STATED EXERCISE: Below are entries. Give back exactly the lines from the one containing "Reproduce this diagram with TikZ." through the one containing "(0,0) rectangle (22.2,-12.5);", inclusive, without the pictures.
★ ★ ★ ★ ★ ★ ★
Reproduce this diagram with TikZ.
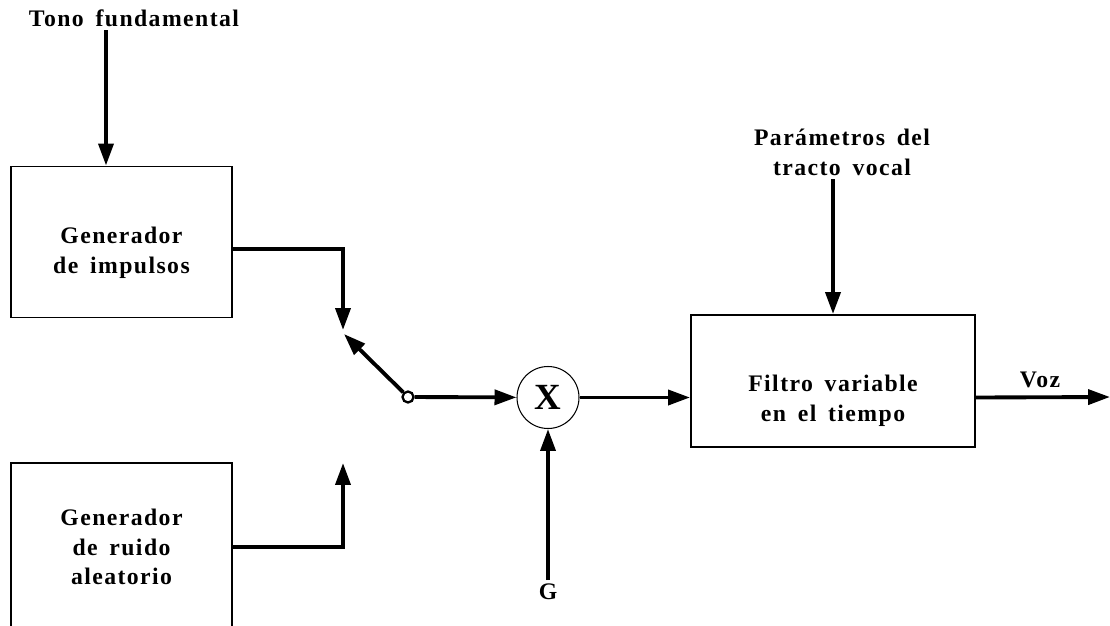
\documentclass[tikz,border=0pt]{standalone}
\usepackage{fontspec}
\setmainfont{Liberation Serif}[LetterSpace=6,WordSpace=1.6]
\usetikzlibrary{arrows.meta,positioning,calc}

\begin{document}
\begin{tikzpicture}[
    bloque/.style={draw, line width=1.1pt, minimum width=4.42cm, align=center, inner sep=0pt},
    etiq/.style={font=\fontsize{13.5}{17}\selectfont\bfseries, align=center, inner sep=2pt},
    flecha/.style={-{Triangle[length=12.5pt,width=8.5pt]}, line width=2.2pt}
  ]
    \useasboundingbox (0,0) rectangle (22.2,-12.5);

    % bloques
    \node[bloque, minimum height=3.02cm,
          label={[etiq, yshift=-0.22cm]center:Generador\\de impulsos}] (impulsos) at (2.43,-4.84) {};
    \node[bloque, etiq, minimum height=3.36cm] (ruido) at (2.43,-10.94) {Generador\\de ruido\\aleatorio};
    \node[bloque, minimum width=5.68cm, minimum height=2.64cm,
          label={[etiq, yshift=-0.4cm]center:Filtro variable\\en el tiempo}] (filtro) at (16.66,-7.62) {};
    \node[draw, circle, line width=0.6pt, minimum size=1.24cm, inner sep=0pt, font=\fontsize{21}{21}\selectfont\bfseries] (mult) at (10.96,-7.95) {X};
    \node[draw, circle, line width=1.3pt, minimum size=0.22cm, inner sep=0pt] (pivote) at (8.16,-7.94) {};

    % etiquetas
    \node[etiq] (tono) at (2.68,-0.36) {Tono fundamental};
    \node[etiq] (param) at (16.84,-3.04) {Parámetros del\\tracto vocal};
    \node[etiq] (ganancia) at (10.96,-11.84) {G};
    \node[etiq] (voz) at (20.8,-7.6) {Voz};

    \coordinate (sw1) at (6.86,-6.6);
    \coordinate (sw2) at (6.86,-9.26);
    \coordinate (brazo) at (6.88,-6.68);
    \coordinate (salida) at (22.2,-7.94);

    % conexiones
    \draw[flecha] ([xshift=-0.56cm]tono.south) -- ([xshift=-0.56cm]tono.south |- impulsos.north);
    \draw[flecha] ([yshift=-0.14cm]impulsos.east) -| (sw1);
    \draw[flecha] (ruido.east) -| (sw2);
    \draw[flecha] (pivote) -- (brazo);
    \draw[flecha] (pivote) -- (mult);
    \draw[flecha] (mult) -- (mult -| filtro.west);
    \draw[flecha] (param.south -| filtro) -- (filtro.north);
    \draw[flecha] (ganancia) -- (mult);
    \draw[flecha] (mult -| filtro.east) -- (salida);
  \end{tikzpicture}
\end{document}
★ ★ ★ ★ ★ ★ ★
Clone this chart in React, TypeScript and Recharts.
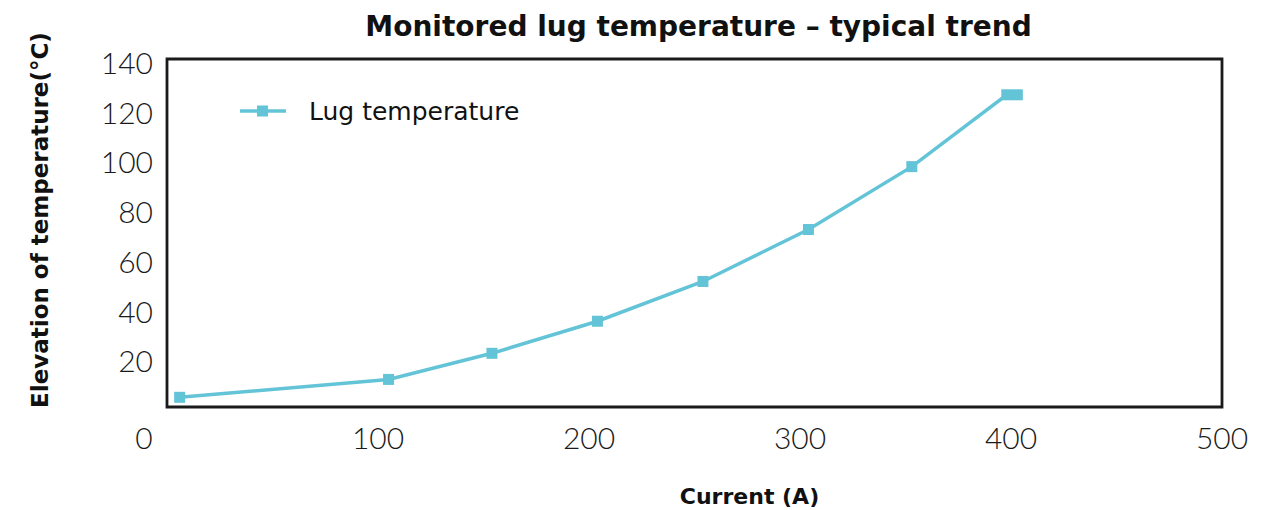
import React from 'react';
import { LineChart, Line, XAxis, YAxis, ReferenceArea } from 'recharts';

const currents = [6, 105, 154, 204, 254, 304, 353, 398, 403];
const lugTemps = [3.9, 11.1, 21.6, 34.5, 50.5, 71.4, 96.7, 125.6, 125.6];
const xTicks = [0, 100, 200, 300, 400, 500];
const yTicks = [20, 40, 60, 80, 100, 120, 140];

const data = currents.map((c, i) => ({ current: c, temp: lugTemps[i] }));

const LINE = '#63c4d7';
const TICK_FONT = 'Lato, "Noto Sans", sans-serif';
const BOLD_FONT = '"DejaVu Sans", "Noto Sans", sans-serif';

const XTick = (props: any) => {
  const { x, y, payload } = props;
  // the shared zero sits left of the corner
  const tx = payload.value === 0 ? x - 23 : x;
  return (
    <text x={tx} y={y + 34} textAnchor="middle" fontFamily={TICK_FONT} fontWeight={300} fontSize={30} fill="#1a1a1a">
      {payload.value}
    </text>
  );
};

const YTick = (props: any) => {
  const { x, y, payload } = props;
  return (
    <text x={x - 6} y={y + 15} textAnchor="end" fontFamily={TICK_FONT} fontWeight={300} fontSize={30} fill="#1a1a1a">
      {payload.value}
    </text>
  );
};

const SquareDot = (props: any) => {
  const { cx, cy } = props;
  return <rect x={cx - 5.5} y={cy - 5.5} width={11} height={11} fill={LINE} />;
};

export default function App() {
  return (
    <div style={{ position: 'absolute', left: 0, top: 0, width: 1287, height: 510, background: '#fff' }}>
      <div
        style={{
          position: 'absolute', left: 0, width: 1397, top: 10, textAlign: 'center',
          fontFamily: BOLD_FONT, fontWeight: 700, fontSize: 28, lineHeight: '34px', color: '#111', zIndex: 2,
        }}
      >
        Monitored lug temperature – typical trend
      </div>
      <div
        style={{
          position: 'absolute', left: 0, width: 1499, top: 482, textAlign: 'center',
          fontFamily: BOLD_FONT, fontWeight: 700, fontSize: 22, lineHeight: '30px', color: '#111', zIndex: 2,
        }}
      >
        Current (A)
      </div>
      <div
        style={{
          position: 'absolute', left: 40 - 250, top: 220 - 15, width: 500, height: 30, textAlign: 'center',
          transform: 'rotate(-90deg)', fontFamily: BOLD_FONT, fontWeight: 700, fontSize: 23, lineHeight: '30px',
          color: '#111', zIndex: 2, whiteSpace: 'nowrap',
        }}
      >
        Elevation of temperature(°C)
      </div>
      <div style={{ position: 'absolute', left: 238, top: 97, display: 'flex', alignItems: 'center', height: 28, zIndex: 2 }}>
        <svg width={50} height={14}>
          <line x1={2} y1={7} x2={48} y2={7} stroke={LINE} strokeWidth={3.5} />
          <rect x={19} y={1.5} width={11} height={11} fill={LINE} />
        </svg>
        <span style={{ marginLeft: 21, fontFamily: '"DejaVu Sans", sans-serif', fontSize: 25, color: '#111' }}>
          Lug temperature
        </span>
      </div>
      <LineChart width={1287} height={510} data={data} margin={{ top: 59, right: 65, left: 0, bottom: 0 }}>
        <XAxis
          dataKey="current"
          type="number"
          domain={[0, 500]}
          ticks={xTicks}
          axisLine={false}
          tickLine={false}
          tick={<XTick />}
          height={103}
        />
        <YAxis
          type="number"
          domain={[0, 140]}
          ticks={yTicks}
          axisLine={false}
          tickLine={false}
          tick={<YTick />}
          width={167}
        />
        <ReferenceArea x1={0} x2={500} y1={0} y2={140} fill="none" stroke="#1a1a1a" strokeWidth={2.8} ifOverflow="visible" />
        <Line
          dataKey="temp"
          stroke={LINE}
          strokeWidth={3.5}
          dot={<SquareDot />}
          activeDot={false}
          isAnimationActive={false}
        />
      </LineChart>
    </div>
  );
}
★ ★ ★ ★ ★ ★ ★
RESULT FOR THIS EXERCISE:
Reproduce this diagram with TikZ.
\documentclass[tikz,border=0pt]{standalone}
\usepackage{fontspec}
\setmainfont{Liberation Serif}[LetterSpace=6,WordSpace=1.6]
\usetikzlibrary{arrows.meta,positioning,calc}

\begin{document}
\begin{tikzpicture}[
    bloque/.style={draw, line width=1.1pt, minimum width=4.42cm, align=center, inner sep=0pt},
    etiq/.style={font=\fontsize{13.5}{17}\selectfont\bfseries, align=center, inner sep=2pt},
    flecha/.style={-{Triangle[length=12.5pt,width=8.5pt]}, line width=2.2pt}
  ]
    \useasboundingbox (0,0) rectangle (22.2,-12.5);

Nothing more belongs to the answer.